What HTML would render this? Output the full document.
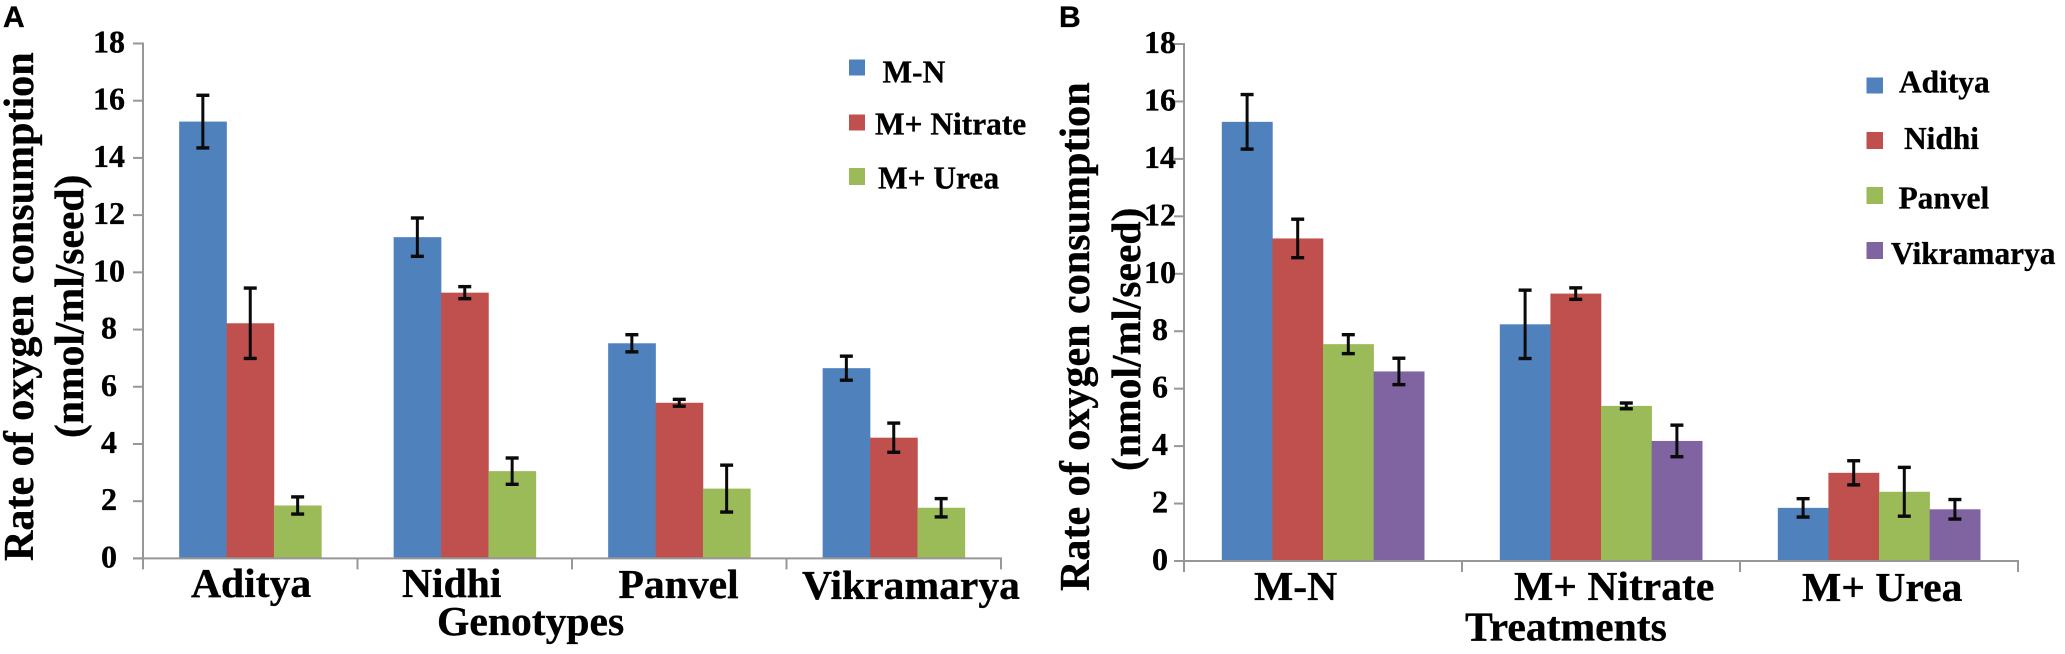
<!DOCTYPE html>
<html lang="en">
<head>
<meta charset="utf-8">
<title>Rate of oxygen consumption</title>
<style>
html,body{margin:0;padding:0;background:#fff;width:2065px;height:654px;overflow:hidden}
svg{display:block}
text{font-family:"Liberation Serif",serif;font-weight:bold;fill:#000;stroke:#000;stroke-width:0.35px}
.big{font-size:41.6px}
.title{font-size:42.1px}
.leg{font-size:31.4px}
.tick{font-size:32px;text-anchor:middle}
.letter{font-family:"Liberation Sans",sans-serif;font-size:30px}
</style>
</head>
<body>
<svg id="chart" xmlns="http://www.w3.org/2000/svg" width="2065" height="654" viewBox="0 0 2065 654">
  <rect width="2065" height="654" fill="#ffffff"/>
  <g id="panel-a"></g>
  <g id="panel-b"></g>

  <text class="letter" x="3" y="27">A</text>
  <text class="letter" x="1059" y="27">B</text>

  <text class="title" transform="translate(33,561) rotate(-90)">Rate of oxygen consumption</text>
  <text class="big" transform="translate(83,438) rotate(-90)">(nmol/ml/seed)</text>
  <text class="title" transform="translate(1089,591) rotate(-90)">Rate of oxygen consumption</text>
  <text class="big" transform="translate(1140,471) rotate(-90)">(nmol/ml/seed)</text>

  <text class="big" x="191" y="597">Aditya</text>
  <text class="big" x="402" y="597">Nidhi</text>
  <text class="big" x="618.5" y="598">Panvel</text>
  <text class="big" x="802" y="599">Vikramarya</text>
  <text class="big" x="437" y="635">Genotypes</text>

  <text class="big" x="1254" y="600">M-N</text>
  <text class="big" x="1514" y="600">M+ Nitrate</text>
  <text class="big" x="1802" y="601">M+ Urea</text>
  <text class="big" x="1465" y="640.5">Treatments</text>

  <g>
    <rect x="849" y="59.5" width="16" height="16" fill="#4f81bd"/>
    <text class="leg" x="882.5" y="82.5">M-N</text>
    <rect x="849" y="114.5" width="16" height="16" fill="#c0504d"/>
    <text class="leg" x="875" y="134.5">M+ Nitrate</text>
    <rect x="849" y="168" width="16" height="17" fill="#9bbb59"/>
    <text class="leg" x="878" y="188.5">M+ Urea</text>
  </g>
  <g>
    <rect x="1866.5" y="77.5" width="16.5" height="16" fill="#4f81bd"/>
    <text class="leg" x="1899" y="92.5">Aditya</text>
    <rect x="1866.5" y="132" width="16.5" height="17" fill="#c0504d"/>
    <text class="leg" x="1904" y="149">Nidhi</text>
    <rect x="1866.5" y="187" width="16.5" height="17" fill="#9bbb59"/>
    <text class="leg" x="1898.5" y="208.5">Panvel</text>
    <rect x="1866.5" y="242" width="16.5" height="17" fill="#8064a2"/>
    <text class="leg" x="1891" y="264">Vikramarya</text>
  </g>
</svg>
<script>
// Y axis tick labels (shared by both panels)
const yTicks = [0, 2, 4, 6, 8, 10, 12, 14, 16, 18];

// Panel A: genotypes on the x axis, one series per treatment
const genotypes = ['Aditya', 'Nidhi', 'Panvel', 'Vikramarya'];
const aMN = [15.27, 11.23, 7.52, 6.65];
const aNitrate = [8.22, 9.29, 5.44, 4.22];
const aUrea = [1.85, 3.05, 2.44, 1.77];
const aMNErr = [0.92, 0.67, 0.30, 0.42];
const aNitrateErr = [1.23, 0.21, 0.12, 0.51];
const aUreaErr = [0.30, 0.46, 0.82, 0.32];

// Panel B: treatments on the x axis, one series per genotype
const treatments = ['M-N', 'M+ Nitrate', 'M+ Urea'];
const bAditya = [15.29, 8.24, 1.85];
const bNidhi = [11.23, 9.31, 3.07];
const bPanvel = [7.55, 5.40, 2.41];
const bVikramarya = [6.60, 4.18, 1.80];
const bAdityaErr = [0.95, 1.19, 0.32];
const bNidhiErr = [0.67, 0.20, 0.42];
const bPanvelErr = [0.33, 0.10, 0.85];
const bVikramaryaErr = [0.46, 0.55, 0.34];

const NS = 'http://www.w3.org/2000/svg';
const AXIS = '#979797';

function drawLine(parent, x1, y1, x2, y2, color, width) {
  const l = document.createElementNS(NS, 'line');
  l.setAttribute('x1', x1);
  l.setAttribute('y1', y1);
  l.setAttribute('x2', x2);
  l.setAttribute('y2', y2);
  l.setAttribute('stroke', color);
  l.setAttribute('stroke-width', width);
  parent.appendChild(l);
  return l;
}

function drawPanel(root, cfg, categories, seriesList) {
  const yScale = v => cfg.y0 - (v / 18) * (cfg.y0 - cfg.y18);
  const band = (cfg.x1 - cfg.x0) / categories.length;
  const barW = cfg.barW;
  const pad = (band - barW * seriesList.length) / 2;
  const xScale = (c, s) => cfg.x0 + band * c + pad + barW * s;

  seriesList.forEach((series, s) => {
    series.values.forEach((v, c) => {
      const bar = document.createElementNS(NS, 'rect');
      
      
      bar.setAttribute('x', xScale(c, s));
      bar.setAttribute('y', yScale(v));
      bar.setAttribute('width', barW + 0.3);
      bar.setAttribute('height', cfg.y0 - yScale(v));
      bar.setAttribute('fill', series.color);
      root.appendChild(bar);
    });
  });

  // Axes
  const yAxis = drawLine(root, cfg.x0, yScale(18) - 1, cfg.x0, cfg.y0 + 11, AXIS, 2);
  
  
  const xAxis = drawLine(root, cfg.x0 - 10, cfg.y0, cfg.x1 + 1, cfg.y0, AXIS, 2);
  
  

  yTicks.forEach(t => {
    const mark = drawLine(root, cfg.x0 - 10, yScale(t), cfg.x0, yScale(t), AXIS, 2);
    
    
    const label = document.createElementNS(NS, 'text');
    
    
    label.setAttribute('class', 'tick');
    label.setAttribute('x', cfg.labelX);
    label.setAttribute('y', yScale(t) + 9);
    label.textContent = t;
    root.appendChild(label);
  });

  for (let c = 1; c <= categories.length; c++) {
    const xt = cfg.x0 + band * c;
    const mark = drawLine(root, xt, cfg.y0, xt, cfg.y0 + 11, AXIS, 2);
    
    
  }

  // Error bars on top of the bars
  seriesList.forEach((series, s) => {
    series.values.forEach((v, c) => {
      const cx = xScale(c, s) + barW / 2;
      const hi = yScale(v + series.errors[c]);
      const lo = yScale(v - series.errors[c]);
      const stem = drawLine(root, cx, hi, cx, lo, '#0a0a0a', 3);
      
      
      const capTop = drawLine(root, cx - 6.5, hi, cx + 6.5, hi, '#0a0a0a', 3.4);
      
      
      const capBottom = drawLine(root, cx - 6.5, lo, cx + 6.5, lo, '#0a0a0a', 3.4);
      
      
    });
  });
}

drawPanel(
  document.getElementById('panel-a'),
  { x0: 143, x1: 1001, y0: 558.4, y18: 43.5, barW: 47.4, labelX: 109 },
  genotypes,
  [
    { name: 'm-n', color: '#4f81bd', values: aMN, errors: aMNErr },
    { name: 'm-nitrate', color: '#c0504d', values: aNitrate, errors: aNitrateErr },
    { name: 'm-urea', color: '#9bbb59', values: aUrea, errors: aUreaErr }
  ]
);

drawPanel(
  document.getElementById('panel-b'),
  { x0: 1184, x1: 2018, y0: 561, y18: 44, barW: 50.6, labelX: 1160 },
  treatments,
  [
    { name: 'aditya', color: '#4f81bd', values: bAditya, errors: bAdityaErr },
    { name: 'nidhi', color: '#c0504d', values: bNidhi, errors: bNidhiErr },
    { name: 'panvel', color: '#9bbb59', values: bPanvel, errors: bPanvelErr },
    { name: 'vikramarya', color: '#8064a2', values: bVikramarya, errors: bVikramaryaErr }
  ]
);
</script>
</body>
</html>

------------------------------------------------------------

SHORT PROBLEM: Make an exact copy of the listing above. Do not include the pictures.

WRITTEN ANSWER:
What HTML would render this? Output the full document.
<!DOCTYPE html>
<html lang="en">
<head>
<meta charset="utf-8">
<title>Rate of oxygen consumption</title>
<style>
html,body{margin:0;padding:0;background:#fff;width:2065px;height:654px;overflow:hidden}
svg{display:block}
text{font-family:"Liberation Serif",serif;font-weight:bold;fill:#000;stroke:#000;stroke-width:0.35px}
.big{font-size:41.6px}
.title{font-size:42.1px}
.leg{font-size:31.4px}
.tick{font-size:32px;text-anchor:middle}
.letter{font-family:"Liberation Sans",sans-serif;font-size:30px}
</style>
</head>
<body>
<svg id="chart" xmlns="http://www.w3.org/2000/svg" width="2065" height="654" viewBox="0 0 2065 654">
  <rect width="2065" height="654" fill="#ffffff"/>
  <g id="panel-a"></g>
  <g id="panel-b"></g>

  <text class="letter" x="3" y="27">A</text>
  <text class="letter" x="1059" y="27">B</text>

  <text class="title" transform="translate(33,561) rotate(-90)">Rate of oxygen consumption</text>
  <text class="big" transform="translate(83,438) rotate(-90)">(nmol/ml/seed)</text>
  <text class="title" transform="translate(1089,591) rotate(-90)">Rate of oxygen consumption</text>
  <text class="big" transform="translate(1140,471) rotate(-90)">(nmol/ml/seed)</text>

  <text class="big" x="191" y="597">Aditya</text>
  <text class="big" x="402" y="597">Nidhi</text>
  <text class="big" x="618.5" y="598">Panvel</text>
  <text class="big" x="802" y="599">Vikramarya</text>
  <text class="big" x="437" y="635">Genotypes</text>

  <text class="big" x="1254" y="600">M-N</text>
  <text class="big" x="1514" y="600">M+ Nitrate</text>
  <text class="big" x="1802" y="601">M+ Urea</text>
  <text class="big" x="1465" y="640.5">Treatments</text>

  <g>
    <rect x="849" y="59.5" width="16" height="16" fill="#4f81bd"/>
    <text class="leg" x="882.5" y="82.5">M-N</text>
    <rect x="849" y="114.5" width="16" height="16" fill="#c0504d"/>
    <text class="leg" x="875" y="134.5">M+ Nitrate</text>
    <rect x="849" y="168" width="16" height="17" fill="#9bbb59"/>
    <text class="leg" x="878" y="188.5">M+ Urea</text>
  </g>
  <g>
    <rect x="1866.5" y="77.5" width="16.5" height="16" fill="#4f81bd"/>
    <text class="leg" x="1899" y="92.5">Aditya</text>
    <rect x="1866.5" y="132" width="16.5" height="17" fill="#c0504d"/>
    <text class="leg" x="1904" y="149">Nidhi</text>
    <rect x="1866.5" y="187" width="16.5" height="17" fill="#9bbb59"/>
    <text class="leg" x="1898.5" y="208.5">Panvel</text>
    <rect x="1866.5" y="242" width="16.5" height="17" fill="#8064a2"/>
    <text class="leg" x="1891" y="264">Vikramarya</text>
  </g>
</svg>
<script>
// Y axis tick labels (shared by both panels)
const yTicks = [0, 2, 4, 6, 8, 10, 12, 14, 16, 18];

// Panel A: genotypes on the x axis, one series per treatment
const genotypes = ['Aditya', 'Nidhi', 'Panvel', 'Vikramarya'];
const aMN = [15.27, 11.23, 7.52, 6.65];
const aNitrate = [8.22, 9.29, 5.44, 4.22];
const aUrea = [1.85, 3.05, 2.44, 1.77];
const aMNErr = [0.92, 0.67, 0.30, 0.42];
const aNitrateErr = [1.23, 0.21, 0.12, 0.51];
const aUreaErr = [0.30, 0.46, 0.82, 0.32];

// Panel B: treatments on the x axis, one series per genotype
const treatments = ['M-N', 'M+ Nitrate', 'M+ Urea'];
const bAditya = [15.29, 8.24, 1.85];
const bNidhi = [11.23, 9.31, 3.07];
const bPanvel = [7.55, 5.40, 2.41];
const bVikramarya = [6.60, 4.18, 1.80];
const bAdityaErr = [0.95, 1.19, 0.32];
const bNidhiErr = [0.67, 0.20, 0.42];
const bPanvelErr = [0.33, 0.10, 0.85];
const bVikramaryaErr = [0.46, 0.55, 0.34];

const NS = 'http://www.w3.org/2000/svg';
const AXIS = '#979797';

function drawLine(parent, x1, y1, x2, y2, color, width) {
  const l = document.createElementNS(NS, 'line');
  l.setAttribute('x1', x1);
  l.setAttribute('y1', y1);
  l.setAttribute('x2', x2);
  l.setAttribute('y2', y2);
  l.setAttribute('stroke', color);
  l.setAttribute('stroke-width', width);
  parent.appendChild(l);
  return l;
}

function drawPanel(root, cfg, categories, seriesList) {
  const yScale = v => cfg.y0 - (v / 18) * (cfg.y0 - cfg.y18);
  const band = (cfg.x1 - cfg.x0) / categories.length;
  const barW = cfg.barW;
  const pad = (band - barW * seriesList.length) / 2;
  const xScale = (c, s) => cfg.x0 + band * c + pad + barW * s;

  seriesList.forEach((series, s) => {
    series.values.forEach((v, c) => {
      const bar = document.createElementNS(NS, 'rect');
      
      
      bar.setAttribute('x', xScale(c, s));
      bar.setAttribute('y', yScale(v));
      bar.setAttribute('width', barW + 0.3);
      bar.setAttribute('height', cfg.y0 - yScale(v));
      bar.setAttribute('fill', series.color);
      root.appendChild(bar);
    });
  });

  // Axes
  const yAxis = drawLine(root, cfg.x0, yScale(18) - 1, cfg.x0, cfg.y0 + 11, AXIS, 2);
  
  
  const xAxis = drawLine(root, cfg.x0 - 10, cfg.y0, cfg.x1 + 1, cfg.y0, AXIS, 2);
  
  

  yTicks.forEach(t => {
    const mark = drawLine(root, cfg.x0 - 10, yScale(t), cfg.x0, yScale(t), AXIS, 2);
    
    
    const label = document.createElementNS(NS, 'text');
    
    
    label.setAttribute('class', 'tick');
    label.setAttribute('x', cfg.labelX);
    label.setAttribute('y', yScale(t) + 9);
    label.textContent = t;
    root.appendChild(label);
  });

  for (let c = 1; c <= categories.length; c++) {
    const xt = cfg.x0 + band * c;
    const mark = drawLine(root, xt, cfg.y0, xt, cfg.y0 + 11, AXIS, 2);
    
    
  }

  // Error bars on top of the bars
  seriesList.forEach((series, s) => {
    series.values.forEach((v, c) => {
      const cx = xScale(c, s) + barW / 2;
      const hi = yScale(v + series.errors[c]);
      const lo = yScale(v - series.errors[c]);
      const stem = drawLine(root, cx, hi, cx, lo, '#0a0a0a', 3);
      
      
      const capTop = drawLine(root, cx - 6.5, hi, cx + 6.5, hi, '#0a0a0a', 3.4);
      
      
      const capBottom = drawLine(root, cx - 6.5, lo, cx + 6.5, lo, '#0a0a0a', 3.4);
      
      
    });
  });
}

drawPanel(
  document.getElementById('panel-a'),
  { x0: 143, x1: 1001, y0: 558.4, y18: 43.5, barW: 47.4, labelX: 109 },
  genotypes,
  [
    { name: 'm-n', color: '#4f81bd', values: aMN, errors: aMNErr },
    { name: 'm-nitrate', color: '#c0504d', values: aNitrate, errors: aNitrateErr },
    { name: 'm-urea', color: '#9bbb59', values: aUrea, errors: aUreaErr }
  ]
);

drawPanel(
  document.getElementById('panel-b'),
  { x0: 1184, x1: 2018, y0: 561, y18: 44, barW: 50.6, labelX: 1160 },
  treatments,
  [
    { name: 'aditya', color: '#4f81bd', values: bAditya, errors: bAdityaErr },
    { name: 'nidhi', color: '#c0504d', values: bNidhi, errors: bNidhiErr },
    { name: 'panvel', color: '#9bbb59', values: bPanvel, errors: bPanvelErr },
    { name: 'vikramarya', color: '#8064a2', values: bVikramarya, errors: bVikramaryaErr }
  ]
);
</script>
</body>
</html>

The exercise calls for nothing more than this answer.